— START OF Data provided —
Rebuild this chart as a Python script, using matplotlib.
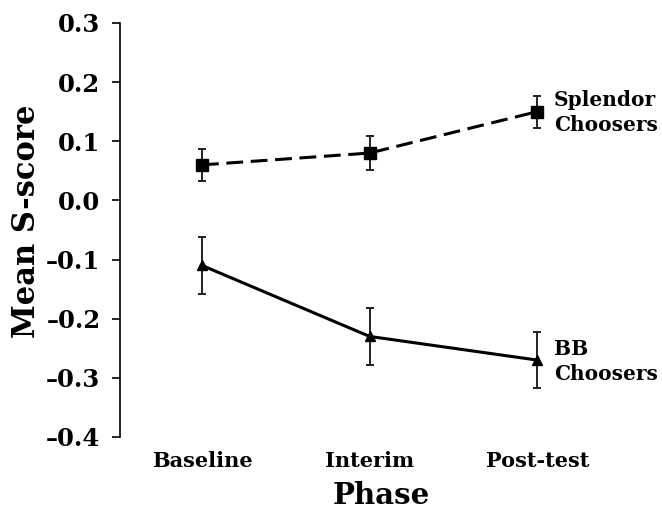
import matplotlib
matplotlib.use("Agg")
import matplotlib.pyplot as plt

phases = ["Baseline", "Interim", "Post-test"]
splendor = [0.06, 0.08, 0.15]
splendor_err = [0.027, 0.028, 0.027]
bb = [-0.11, -0.23, -0.27]
bb_err = [0.048, 0.048, 0.048]
yticks = [0.3, 0.2, 0.1, 0.0, -0.1, -0.2, -0.3, -0.4]

plt.rcParams['font.family'] = ['DejaVu Serif']
plt.rcParams['font.weight'] = 'bold'

fig = plt.figure(figsize=(6.62, 5.15), dpi=100)
ax = fig.add_axes([0.181, 0.1515, 0.79, 0.804])

x = list(range(len(phases)))
ax.errorbar(x, splendor, yerr=splendor_err, color='black', linestyle=(0, (5.5, 2.5)),
            linewidth=2.2, marker='s', markersize=8, ecolor='#222222', elinewidth=1.4,
            capsize=2.7, capthick=1.4)
ax.errorbar(x, bb, yerr=bb_err, color='black', linestyle='-',
            linewidth=2.2, marker='^', markersize=7, ecolor='#222222', elinewidth=1.4,
            capsize=2.7, capthick=1.4)

ax.text(2.1, 0.148, "Splendor\nChoosers", fontsize=14.5, fontweight='bold',
        va='center', ha='left', linespacing=1.3)
ax.text(2.1, -0.272, "BB\nChoosers", fontsize=14.5, fontweight='bold',
        va='center', ha='left', linespacing=1.3)

ax.set_xlim(-0.49, 2.63)
ax.set_ylim(-0.4, 0.3)
ax.set_yticks(yticks)
ax.set_yticklabels([f"{v:.1f}".replace("-", "\u2013") for v in yticks], fontsize=17.5, fontweight='bold')
ax.set_xticks(x)
ax.set_xticklabels(phases, fontsize=15, fontweight='bold')
ax.tick_params(axis='x', length=0, pad=10)
ax.tick_params(axis='y', length=6, width=1.2, direction='out', pad=8)
for s in ['top', 'right', 'bottom']:
    ax.spines[s].set_visible(False)
ax.spines['left'].set_linewidth(1.2)
ax.set_ylabel("Mean S-score", fontsize=22, fontweight='bold')
ax.yaxis.label.set_va('center')
ax.yaxis.set_label_coords(-0.178, 0.522)
ax.set_xlabel("Phase", fontsize=21, fontweight='bold', labelpad=7)

fig.savefig("out.png", dpi=100)
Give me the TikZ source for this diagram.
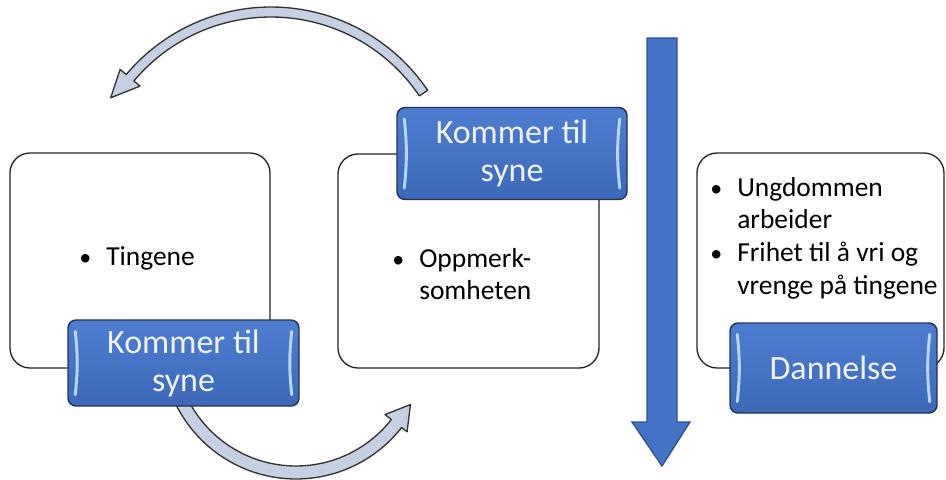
\documentclass[tikz,border=0pt]{standalone}
\usepackage{fontspec}
\setmainfont{Carlito}
\usetikzlibrary{calc}

\definecolor{boxblue}{HTML}{4472C4}
\definecolor{boxbluetop}{HTML}{4E7DD0}
\definecolor{boxbluebot}{HTML}{3D68B8}
\definecolor{bluerim}{HTML}{24344F}
\definecolor{glint}{HTML}{B8D6F7}
\definecolor{tabtext}{HTML}{EEF3FB}
\definecolor{arcfill}{HTML}{C7D0E3}
\definecolor{arcrim}{HTML}{333333}
\definecolor{downrim}{HTML}{2F528F}

\tikzset{
  card/.style={draw=black!85, line width=1pt, fill=white, rounded corners=15pt, inner sep=0pt},
  tab/.style={draw=bluerim, line width=1.1pt, top color=boxbluetop, bottom color=boxbluebot,
    rounded corners=6pt, inner sep=0pt, align=center, text=tabtext,
    font=\fontsize{25.5}{28.5}\selectfont},
  glintline/.style={draw=glint, line width=2.2pt, line cap=round},
  bodytext/.style={inner sep=0pt, anchor=base west, font=\fontsize{20.6}{24.5}\selectfont},
  loop/.style={draw=arcrim, line width=1pt, fill=arcfill, line join=round},
  downarrow/.style={draw=downrim, line width=1pt, fill=boxblue},
}

\newcommand{\dotmark}{{\fontsize{18}{18}\selectfont\textbullet}}
\newcommand{\itemrow}[1]{\begin{tabular}[t]{@{}p{20.25pt}@{}l@{}}#1\end{tabular}}

\begin{document}
\begin{tikzpicture}[x=0.75pt,y=-0.75pt]
\useasboundingbox (0,0) rectangle (946,479);

% white cards
\node[card, minimum width=195pt, minimum height=161.25pt] (c1) at (140,260.5) {};
\node[card, minimum width=195.75pt, minimum height=160.5pt] (c2) at (468.5,261) {};
\node[card, minimum width=185.25pt, minimum height=161.25pt] (c3) at (820.5,260.5) {};

% bullet texts
\node[bodytext] (t1) at (79,265) {\itemrow{\dotmark & Tingene}};
\node[bodytext] (t2) at (392,267) {\itemrow{\dotmark & Oppmerk-\\ & somheten}};
\node[bodytext] (t3) at (710,196) {\itemrow{\dotmark & Ungdommen\\ & arbeider\\ \dotmark & Frihet til å vri og\\ & vrenge på tingene}};

% upper curved arrow, running right to left
\draw[loop] plot[domain=-34:-140,samples=60] ({271+189*cos(\x)},{196+189*sin(\x)})
  -- ({271+197*cos(-140)},{196+197*sin(-140)})
  -- ({271+188*cos(-148.5)},{196+188*sin(-148.5)})
  -- ({271+171*cos(-140)},{196+171*sin(-140)})
  -- plot[domain=-140:-34,samples=60] ({271+179*cos(\x)},{196+179*sin(\x)}) -- cycle;

% lower curved arrow, running left to right
\draw[loop] plot[domain=160:38,samples=60] ({296+134*cos(\x)},{345+134*sin(\x)})
  -- ({296+141*cos(38)},{345+141*sin(38)})
  -- ({296+129*cos(27.5)},{345+129*sin(27.5)})
  -- ({296+113*cos(38)},{345+113*sin(38)})
  -- plot[domain=38:160,samples=60] ({296+121*cos(\x)},{345+121*sin(\x)}) -- cycle;

% long downward arrow
\draw[downarrow] (647,38) -- (677,38) -- (677,422) -- (690,422) -- (662,466)
  -- (632,422) -- (647,422) -- cycle;

% blue tabs
\node[tab, minimum width=173.25pt, minimum height=64.5pt] (k1) at (183.5,363) {Kommer til\\syne};
\node[tab, minimum width=172.5pt, minimum height=69pt] (k2) at (512,153.5) {Kommer til\\syne};
\node[tab, minimum width=155.25pt, minimum height=67.5pt] (k3) at (833.5,368) {Dannelse};

\foreach \k in {k1,k2,k3}{
  \draw[glintline] ([xshift=6pt,yshift=-9pt]\k.north west) to[bend left=6] ([xshift=6pt,yshift=9pt]\k.south west);
  \draw[glintline] ([xshift=-6pt,yshift=-9pt]\k.north east) to[bend right=6] ([xshift=-6pt,yshift=9pt]\k.south east);
}
\end{tikzpicture}
\end{document}
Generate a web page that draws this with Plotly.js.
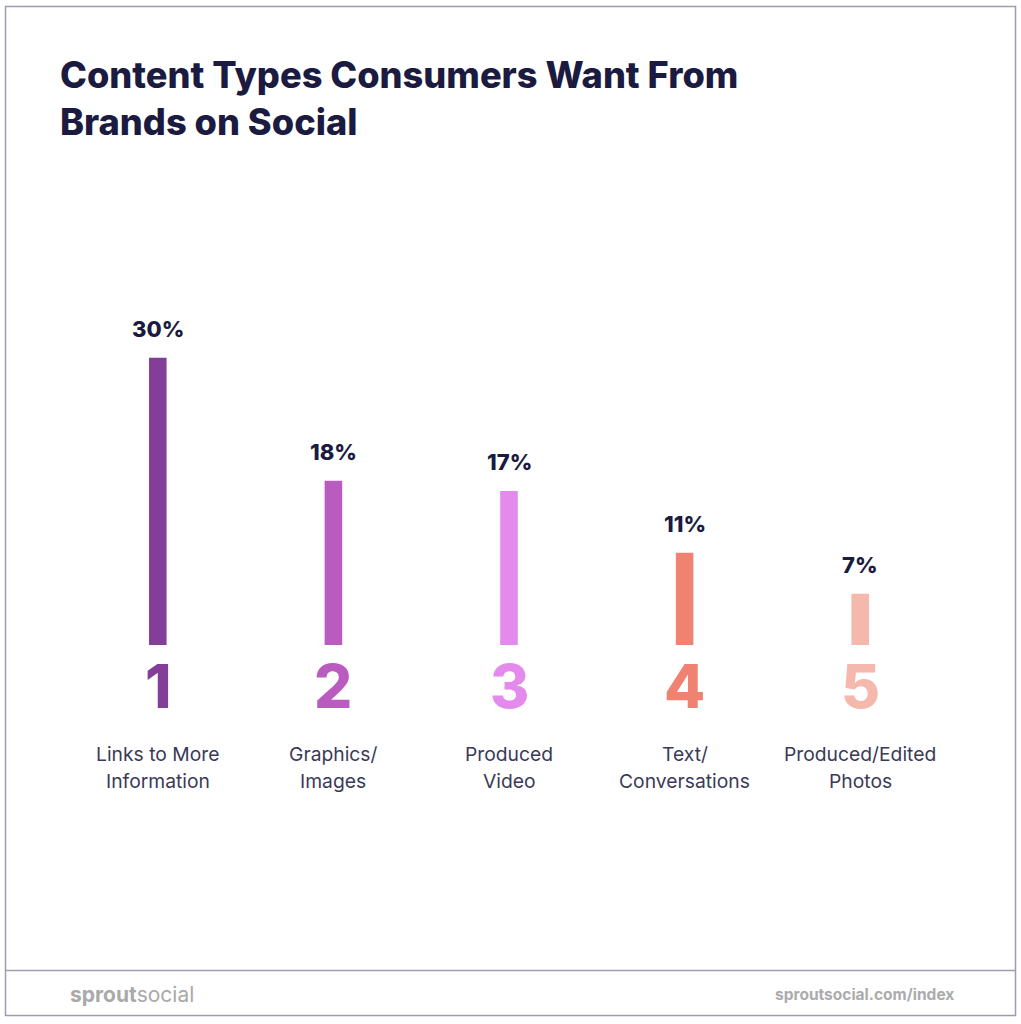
<!DOCTYPE html>
<html>
<head>
<meta charset="utf-8">
<script src="https://cdn.plot.ly/plotly-3.0.1.min.js"></script>
<style>
  html, body { margin: 0; padding: 0; background: #ffffff; }
  #chart { width: 1021px; height: 1024px; }
</style>
</head>
<body>
<div id="chart"></div>
<script>
// ---- data ----
const ranks = ['1', '2', '3', '4', '5'];
const categories = ['Links to More<br>Information', 'Graphics/<br>Images', 'Produced<br>Video', 'Text/<br>Conversations', 'Produced/Edited<br>Photos'];
const values = [30, 18, 17, 11, 7];
const valueLabels = ['30%', '18%', '17%', '11%', '7%'];
const barColors = ['#833f98', '#b95bbf', '#e48aec', '#ef8270', '#f5b8ac'];

// ---- layout geometry (pixels) ----
const W = 1021, H = 1024;
const M = { l: 70, r: 73, t: 300, b: 379 };
const plotW = W - M.l - M.r, plotH = H - M.t - M.b;
const px = x => (x - M.l) / plotW;           // pixel -> paper x
const py = y => (H - M.b - y) / plotH;        // pixel -> paper y

const navy = '#1b1a40';
const labelColor = '#3a3a58';
const font = 'Inter, "Open Sans", sans-serif';

const annotations = [];
ranks.forEach((r, i) => {
  // value label above bar
  annotations.push({
    x: i, y: values[i], xref: 'x', yref: 'y',
    text: valueLabels[i], showarrow: false,
    yanchor: 'bottom', yshift: 14,
    font: { family: font, size: 22, color: navy, weight: 800 }
  });
  // big rank number
  annotations.push({
    x: i, y: py(686), xref: 'x', yref: 'paper',
    text: r, showarrow: false, yanchor: 'middle',
    font: { family: font, size: 60, color: barColors[i], weight: 800 }
  });
  // category label lines
  categories[i].split('<br>').forEach((line, k) => {
    annotations.push({
      x: i, y: py(754 + k * 27), xref: 'x', yref: 'paper',
      text: line, showarrow: false, yanchor: 'middle',
      font: { family: font, size: 19.3, color: labelColor }
    });
  });
});

// footer texts
annotations.push({
  x: px(68), y: py(994), xref: 'paper', yref: 'paper',
  text: '<b>sprout</b>social', showarrow: false, xanchor: 'left', yanchor: 'middle',
  font: { family: font, size: 21, color: '#a9a9a9' }
});
annotations.push({
  x: px(956), y: py(994), xref: 'paper', yref: 'paper',
  text: '<b>sproutsocial.com/index</b>', showarrow: false, xanchor: 'right', yanchor: 'middle',
  font: { family: font, size: 15.5, color: '#ababab' }
});

const shapes = [
  { type: 'rect', xref: 'paper', yref: 'paper',
    x0: px(5.5), x1: px(1015.5), y0: py(6.5), y1: py(1015.5),
    line: { color: '#9c9cb4', width: 1.5 }, fillcolor: 'rgba(0,0,0,0)' },
  { type: 'line', xref: 'paper', yref: 'paper',
    x0: px(5.5), x1: px(1015.5), y0: py(970.5), y1: py(970.5),
    line: { color: '#9c9cb4', width: 1.5 } }
];

const trace = {
  type: 'bar',
  x: ranks.map((r, i) => i),
  y: values,
  width: 0.1,
  marker: { color: barColors, line: { width: 0 } },
  hoverinfo: 'skip'
};

const layout = {
  width: W, height: H,
  margin: M,
  paper_bgcolor: '#ffffff', plot_bgcolor: '#ffffff',
  showlegend: false,
  title: {
    text: 'Content Types Consumers Want From<br>Brands on Social',
    xref: 'container', yref: 'container',
    x: 60 / W, xanchor: 'left',
    y: 1 - 88 / H, yanchor: 'top',
    font: { family: font, size: 36.2, color: navy, weight: 800 }
  },
  xaxis: { range: [-0.5, 4.5], visible: false, fixedrange: true },
  yaxis: { range: [2, 2 + plotH / 10.26], visible: false, fixedrange: true },
  annotations: annotations,
  shapes: shapes
};

Plotly.newPlot('chart', [trace], layout, { displayModeBar: false, staticPlot: true });
</script>
</body>
</html>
— END OF Data provided —
▶ [Short task]: Print the entries as they stand, first line through the line holding "ax = fig.add_axes([0.181, 0.1515, 0.79, 0.804])", with every picture removed.

▶ [Complete response]:
Rebuild this chart as a Python script, using matplotlib.
import matplotlib
matplotlib.use("Agg")
import matplotlib.pyplot as plt

phases = ["Baseline", "Interim", "Post-test"]
splendor = [0.06, 0.08, 0.15]
splendor_err = [0.027, 0.028, 0.027]
bb = [-0.11, -0.23, -0.27]
bb_err = [0.048, 0.048, 0.048]
yticks = [0.3, 0.2, 0.1, 0.0, -0.1, -0.2, -0.3, -0.4]

plt.rcParams['font.family'] = ['DejaVu Serif']
plt.rcParams['font.weight'] = 'bold'

fig = plt.figure(figsize=(6.62, 5.15), dpi=100)
ax = fig.add_axes([0.181, 0.1515, 0.79, 0.804])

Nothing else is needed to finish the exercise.